Side note: The other options on the Formulaic Rap Video Construction Form are:
A. "Gigantic party at a mansion with lots of money falling from the sky, lots of $200K+ cars parked out front and lots of girls in bikinis. Girl to guy ratio is 5/1. Everyone at the party is rich and black,"
B. "Getting chased by the cops in my Lamborghini talking on the cell phone while a hot chick or the album's producer is driving. Variation: Instead of cops chasing me in a Lamborghini, this could be interchanged with cruising in a Hummer limo and giving everyone 'the vapors,' Same shit, different vibe."
D. "Every girl in the club is mostly naked and very attractive and is so impressed by my jewelry that they're all competing to get to fuck me"

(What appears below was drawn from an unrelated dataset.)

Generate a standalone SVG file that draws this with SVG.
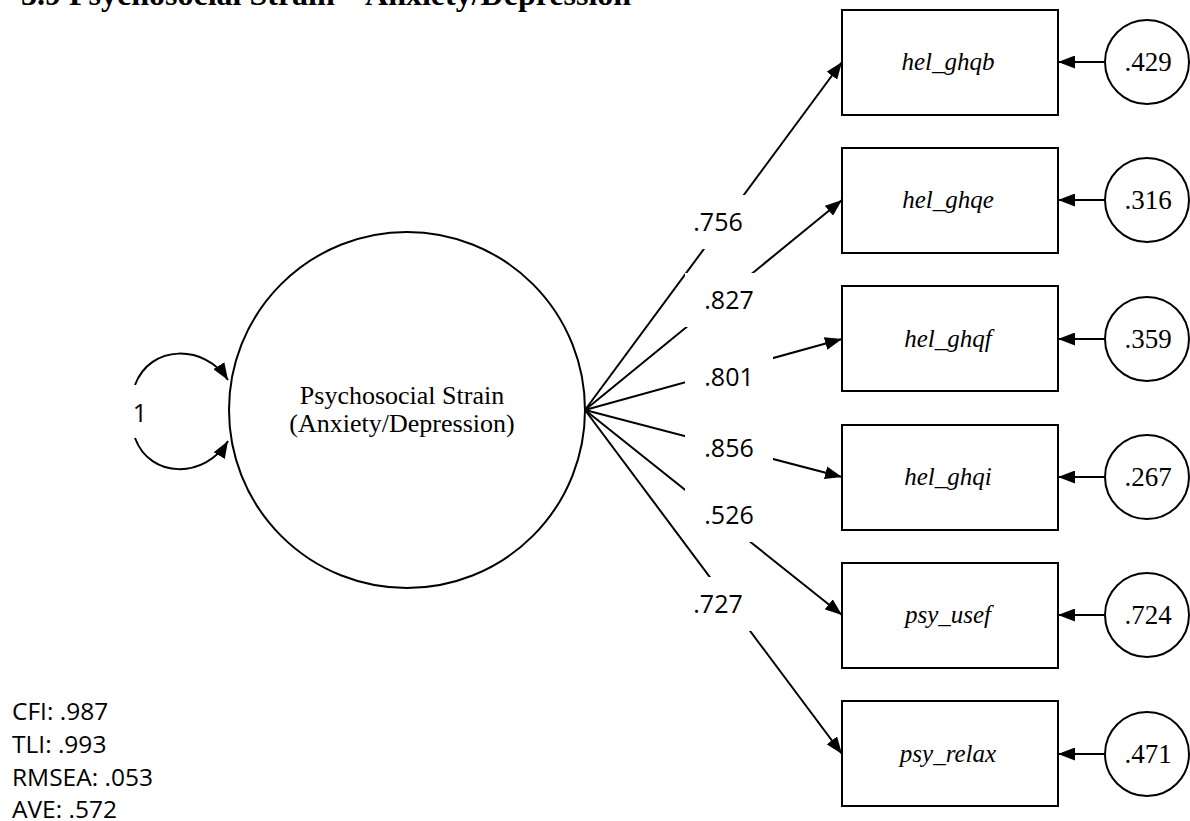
<svg xmlns="http://www.w3.org/2000/svg" width="1190" height="821" viewBox="0 0 1190 821">
  <style>
    .box { fill: #fff; stroke: #000; stroke-width: 2; }
    .circ { fill: #fff; stroke: #000; stroke-width: 2; }
    .edge { fill: none; stroke: #000; stroke-width: 2; }
    .lblbg { fill: #fff; stroke: none; }
    .serif { font-family: "Liberation Serif", "Times New Roman", serif; fill: #000; }
    .sans { font-family: "Open Sans", "Liberation Sans", sans-serif; fill: #000; }
    .var { font-size: 25px; font-style: italic; text-anchor: middle; }
    .err { font-size: 27px; text-anchor: middle; }
    .num { font-size: 25px; text-anchor: middle; }
    .stat { font-size: 24.5px; }
    .title { font-size: 32px; font-weight: bold; }
  </style>
  <defs>
    <marker id="arrow" viewBox="0 0 17 13" refX="17" refY="6.5" markerWidth="17" markerHeight="13" markerUnits="userSpaceOnUse" orient="auto">
      <path d="M0,0 L17,6.5 L0,13 z" fill="#000"/>
    </marker>
  </defs>

  <text class="serif title" x="21" y="5">3.9 Psychosocial Strain – Anxiety/Depression</text>

  <!-- connectors: loadings, residual arrows, variance loop -->
  <g id="connectors">
    <line class="edge" x1="585" y1="410" x2="842" y2="62" marker-end="url(#arrow)"/>
    <line class="edge" x1="585" y1="410" x2="842" y2="200" marker-end="url(#arrow)"/>
    <line class="edge" x1="585" y1="410" x2="842" y2="339" marker-end="url(#arrow)"/>
    <line class="edge" x1="585" y1="410" x2="842" y2="477" marker-end="url(#arrow)"/>
    <line class="edge" x1="585" y1="410" x2="842" y2="615" marker-end="url(#arrow)"/>
    <line class="edge" x1="585" y1="410" x2="842" y2="754" marker-end="url(#arrow)"/>

    <line class="edge" x1="1104" y1="62" x2="1058" y2="62" marker-end="url(#arrow)"/>
    <line class="edge" x1="1104" y1="200" x2="1058" y2="200" marker-end="url(#arrow)"/>
    <line class="edge" x1="1104" y1="339" x2="1058" y2="339" marker-end="url(#arrow)"/>
    <line class="edge" x1="1104" y1="477" x2="1058" y2="477" marker-end="url(#arrow)"/>
    <line class="edge" x1="1104" y1="615" x2="1058" y2="615" marker-end="url(#arrow)"/>
    <line class="edge" x1="1104" y1="754" x2="1058" y2="754" marker-end="url(#arrow)"/>

    <path class="edge" d="M135,385 C150,344 205,344 228,380" marker-end="url(#arrow)"/>
    <path class="edge" d="M135,438 C150,479 205,479 228,441" marker-end="url(#arrow)"/>

    <!-- loading labels on white pads -->
    <g id="loading-labels">
      <rect class="lblbg" x="674" y="195" width="88" height="54"/>
      <text class="sans num" x="718" y="231">.756</text>
      <rect class="lblbg" x="685" y="273" width="88" height="54"/>
      <text class="sans num" x="729" y="309">.827</text>
      <rect class="lblbg" x="685" y="350" width="88" height="54"/>
      <text class="sans num" x="729" y="386">.801</text>
      <rect class="lblbg" x="685" y="421" width="88" height="54"/>
      <text class="sans num" x="729" y="457">.856</text>
      <rect class="lblbg" x="685" y="488" width="88" height="54"/>
      <text class="sans num" x="729" y="524">.526</text>
      <rect class="lblbg" x="674" y="577" width="88" height="54"/>
      <text class="sans num" x="718" y="613">.727</text>
    </g>
    <text class="sans num" x="140" y="422">1</text>
  </g>

  <g id="latent">
    <circle class="circ" cx="407" cy="410" r="178"/>
    <text class="serif" font-size="26" text-anchor="middle" x="402" y="404">Psychosocial Strain</text>
    <text class="serif" font-size="26" text-anchor="middle" x="402" y="432">(Anxiety/Depression)</text>
  </g>

  <g id="hel_ghqb">
    <rect class="box" x="842" y="10" width="216" height="105"/>
    <text class="serif var" x="948" y="70">hel_ghqb</text>
  </g>
  <g id="hel_ghqe">
    <rect class="box" x="842" y="148" width="216" height="105"/>
    <text class="serif var" x="948" y="208">hel_ghqe</text>
  </g>
  <g id="hel_ghqf">
    <rect class="box" x="842" y="286" width="216" height="105"/>
    <text class="serif var" x="948" y="347">hel_ghqf</text>
  </g>
  <g id="hel_ghqi">
    <rect class="box" x="842" y="425" width="216" height="105"/>
    <text class="serif var" x="948" y="485">hel_ghqi</text>
  </g>
  <g id="psy_usef">
    <rect class="box" x="842" y="563" width="216" height="105"/>
    <text class="serif var" x="948" y="623">psy_usef</text>
  </g>
  <g id="psy_relax">
    <rect class="box" x="842" y="701" width="216" height="105"/>
    <text class="serif var" x="948" y="762">psy_relax</text>
  </g>

  <g id="e_hel_ghqb">
    <circle class="circ" cx="1147" cy="62" r="42"/>
    <text class="serif err" x="1148" y="71">.429</text>
  </g>
  <g id="e_hel_ghqe">
    <circle class="circ" cx="1147" cy="200" r="42"/>
    <text class="serif err" x="1148" y="209">.316</text>
  </g>
  <g id="e_hel_ghqf">
    <circle class="circ" cx="1147" cy="339" r="42"/>
    <text class="serif err" x="1148" y="348">.359</text>
  </g>
  <g id="e_hel_ghqi">
    <circle class="circ" cx="1147" cy="477" r="42"/>
    <text class="serif err" x="1148" y="486">.267</text>
  </g>
  <g id="e_psy_usef">
    <circle class="circ" cx="1147" cy="615" r="42"/>
    <text class="serif err" x="1148" y="624">.724</text>
  </g>
  <g id="e_psy_relax">
    <circle class="circ" cx="1147" cy="754" r="42"/>
    <text class="serif err" x="1148" y="763">.471</text>
  </g>

  <g id="fit-indices">
    <text class="sans stat" x="12" y="720">CFI: .987</text>
    <text class="sans stat" x="12" y="753">TLI: .993</text>
    <text class="sans stat" x="12" y="786">RMSEA: .053</text>
    <text class="sans stat" x="12" y="818">AVE: .572</text>
  </g>
</svg>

E. "Generic choreographed dance video with amorphous high contrast sets and possibly flood lights arranged to spell out the rapper's name,"
F. "Seemingly pedestrian environment such as a barber shop, diner, car wash, movie theatre, etc. where lots of hot chicks are dumping their boyfriends because my jewelry, car, clothes, etc. are so impressive that they just have to fuck me," G. "Here I am hanging out in a shitty neighborhood. This means I'm true to my roots, despite the fact that I arrived in a limo and will be going to a four star restaurant to eat foie gras and beluga caviar after the video shoot." (Default for all selections: Four or six point star filter used on camera lens in conjunction with bright lighting to make jewelry appear to sparkle blindingly.)

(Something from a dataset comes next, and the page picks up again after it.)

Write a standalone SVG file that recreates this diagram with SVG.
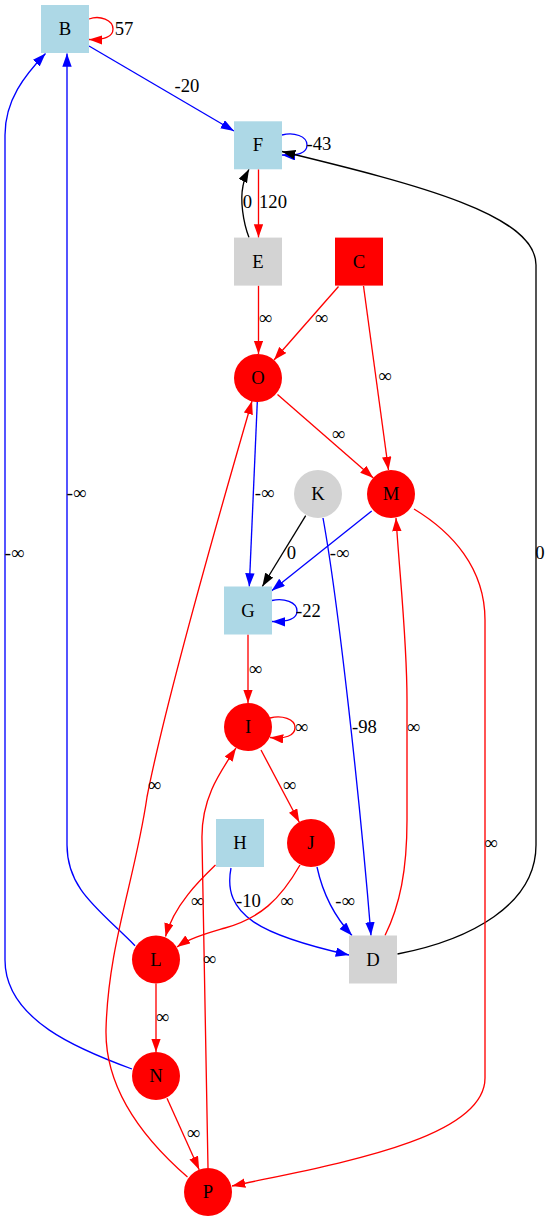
<svg xmlns="http://www.w3.org/2000/svg" width="551" height="1221" viewBox="0 0 551 1221">
<style>
text{font-family:"Liberation Serif","Times New Roman",serif;font-size:18.67px;fill:#000;text-anchor:middle}
.box{stroke:none}
.lb{fill:#add8e6}.gr{fill:#d3d3d3}.rd{fill:#ff0000}
.e{fill:none;stroke-width:1.33}
.r{stroke:#ff0000}.b{stroke:#0000ff}.k{stroke:#000000}
</style>
<defs>
<marker id="ar" markerUnits="userSpaceOnUse" markerWidth="14" markerHeight="10" refX="13.3" refY="4.7" orient="auto"><path d="M0,0 L13.3,4.7 L0,9.4 Z" fill="#ff0000"/></marker>
<marker id="ab" markerUnits="userSpaceOnUse" markerWidth="14" markerHeight="10" refX="13.3" refY="4.7" orient="auto"><path d="M0,0 L13.3,4.7 L0,9.4 Z" fill="#0000ff"/></marker>
<marker id="ak" markerUnits="userSpaceOnUse" markerWidth="14" markerHeight="10" refX="13.3" refY="4.7" orient="auto"><path d="M0,0 L13.3,4.7 L0,9.4 Z" fill="#000000"/></marker>
</defs>
<rect width="551" height="1221" fill="#fff"/>
<g id="edges">
<path class="e r" marker-end="url(#ar)" d="M89,19 C100,15 113,20 113,29 C113,37 104,40 89,39.5"/><text x="124" y="35">57</text>
<path class="e b" marker-end="url(#ab)" d="M89,46 L234,131"/><text x="187" y="92">-20</text>
<path class="e b" marker-end="url(#ab)" d="M282,135 C294,132 307,136 307,145 C307,153 298,156 282,155"/><text x="319" y="150">-43</text>
<path class="e r" marker-end="url(#ar)" d="M258.5,169.3 L258.5,237.6"/><text x="273" y="208">120</text>
<path class="e k" marker-end="url(#ak)" d="M249,237.6 C243,222 240,200 243,186 C244,180 246,175 249,169.3"/><text x="247.5" y="208">0</text>
<path class="e k" marker-end="url(#ak)" d="M397.5,954 C470,940 536,905 536,845 L536,265 C536,215 420,185 282,151.5"/><text x="540" y="559">0</text>
<path class="e r" marker-end="url(#ar)" d="M258.5,285.6 L258.5,354"/><text x="265.5" y="324">∞</text>
<path class="e r" marker-end="url(#ar)" d="M338.5,286.5 L274,360"/><text x="321.5" y="324">∞</text>
<path class="e r" marker-end="url(#ar)" d="M363.5,286 L388.5,470"/><text x="385" y="382">∞</text>
<path class="e r" marker-end="url(#ar)" d="M277.5,394.5 L373.3,478"/><text x="338.5" y="440">∞</text>
<path class="e b" marker-end="url(#ab)" d="M257.3,401.7 L249.3,586.5"/><text x="264.5" y="499">-∞</text>
<path class="e k" marker-end="url(#ak)" d="M305.7,515.7 L262.3,586.5"/><text x="291.5" y="559">0</text>
<path class="e b" marker-end="url(#ab)" d="M371.7,511 L271.7,590.7"/><text x="339.5" y="559">-∞</text>
<path class="e b" marker-end="url(#ab)" d="M323,518 C338,600 360,800 371,935.5"/><text x="364.5" y="733">-98</text>
<path class="e b" marker-end="url(#ab)" d="M272,600.5 C284,598 297,602 297,611 C297,619 288,622 272,621.5"/><text x="308.5" y="617">-22</text>
<path class="e r" marker-end="url(#ar)" d="M248,634.5 L248,703"/><text x="255.5" y="675">∞</text>
<path class="e r" marker-end="url(#ar)" d="M270,718 C282,715 295,719 295,727.5 C295,736 285,739 270,737.5"/><text x="301.5" y="733">∞</text>
<path class="e r" marker-end="url(#ar)" d="M261,750 L299.3,822.3"/><text x="289.5" y="791">∞</text>
<path class="e r" marker-end="url(#ar)" d="M414,509 C452,532 485,568 485,620 L485,1078 C485,1140 330,1165 232,1186"/><text x="491" y="849">∞</text>
<path class="e r" marker-end="url(#ar)" d="M385,935.5 C400,905 407,870 407,820 L407,700 C407,640 400,580 396,518"/><text x="413.5" y="733">∞</text>
<path class="e r" marker-end="url(#ar)" d="M215.5,865 C200,880 174,905 165.5,936.5"/><text x="197.5" y="907">∞</text>
<path class="e b" marker-end="url(#ab)" d="M231,868 C222,915 260,935 349,955"/><text x="248.5" y="907">-10</text>
<path class="e r" marker-end="url(#ar)" d="M300,865 C280,900 260,918 225,928 C205,934 190,938 177,947"/><text x="287" y="907">∞</text>
<path class="e b" marker-end="url(#ab)" d="M317,867 C322,890 333,915 352,935.5"/><text x="345" y="907">-∞</text>
<path class="e b" marker-end="url(#ab)" d="M135,945.7 C100,910 67,890 67,845 L67,53.5"/><text x="76.5" y="499">-∞</text>
<path class="e b" marker-end="url(#ab)" d="M132,1069 C80,1050 5,1020 5,960 L5,135 C5,100 25,75 45.5,53.5"/><text x="14.5" y="559">-∞</text>
<path class="e r" marker-end="url(#ar)" d="M156,983.5 L156,1052"/><text x="162.5" y="1023">∞</text>
<path class="e r" marker-end="url(#ar)" d="M167,1098.3 L199.2,1169.7"/><text x="193.5" y="1139">∞</text>
<path class="e r" marker-end="url(#ar)" d="M187.5,1177 C145,1140 105,1090 106,1030 C108,945 135,880 147,797 C160,730 200,580 252,401"/><text x="154.5" y="791">∞</text>
<path class="e r" marker-end="url(#ar)" d="M208,1168 L202,840 C201,800 218,775 236,748"/><text x="209.5" y="965">∞</text>
</g>
<g id="node-B"><rect class="box lb" x="41" y="5" width="48" height="48"/><text x="65" y="35">B</text></g>
<g id="node-F"><rect class="box lb" x="234" y="121.3" width="48" height="48"/><text x="258" y="151.3">F</text></g>
<g id="node-E"><rect class="box gr" x="234" y="237.6" width="48" height="48"/><text x="258" y="267.6">E</text></g>
<g id="node-C"><rect class="box rd" x="335" y="237.6" width="48" height="48"/><text x="359" y="267.6">C</text></g>
<g id="node-O"><circle class="rd" cx="258" cy="378" r="24"/><text x="258" y="384">O</text></g>
<g id="node-K"><circle class="gr" cx="318" cy="494" r="24"/><text x="318" y="500">K</text></g>
<g id="node-M"><circle class="rd" cx="391" cy="494" r="24"/><text x="391" y="500">M</text></g>
<g id="node-G"><rect class="box lb" x="224" y="586.5" width="48" height="48"/><text x="248" y="616.5">G</text></g>
<g id="node-I"><circle class="rd" cx="248" cy="727" r="24"/><text x="248" y="733">I</text></g>
<g id="node-H"><rect class="box lb" x="216" y="819" width="48" height="48"/><text x="240" y="849">H</text></g>
<g id="node-J"><circle class="rd" cx="311" cy="843" r="24"/><text x="311" y="849">J</text></g>
<g id="node-L"><circle class="rd" cx="156" cy="959.5" r="24"/><text x="156" y="965.5">L</text></g>
<g id="node-D"><rect class="box gr" x="349" y="935.5" width="48" height="48"/><text x="373" y="965.5">D</text></g>
<g id="node-N"><circle class="rd" cx="156" cy="1076" r="24"/><text x="156" y="1082">N</text></g>
<g id="node-P"><circle class="rd" cx="208" cy="1192" r="24"/><text x="208" y="1198">P</text></g>
</svg>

(I hate) Rappers who continually flaunt their jewelry, cars, cell phones, and women, implying somehow that their wealth is due to being some sort of criminal underworld power figure. Of course you have money! Of course you get laid! You're a multiplatinum MUSICIAN, numbnuts. If you put a potato on-stage in front of 10,000 people, SOMEONE would want to fuck it. Last time I checked, the job title "Musician" didn't make you a tough guy, though I feel myself straining calling someone a musician when their real job title should be "Inarticulate guy with an undeserved large ego who has friends in the music industry and puts on a mean face anytime someone puts a camera in front of him." Big Pun died of a heart attack? GO FIGURE! He was 675 pounds and STILL tried to brag about his sexual prowess. Ahh - money, jewelry, cars, guns, and sluts... what an endless source for creative, inspired music writing. (Insert 6 minutes of repeating unchanging sampled beatloop here).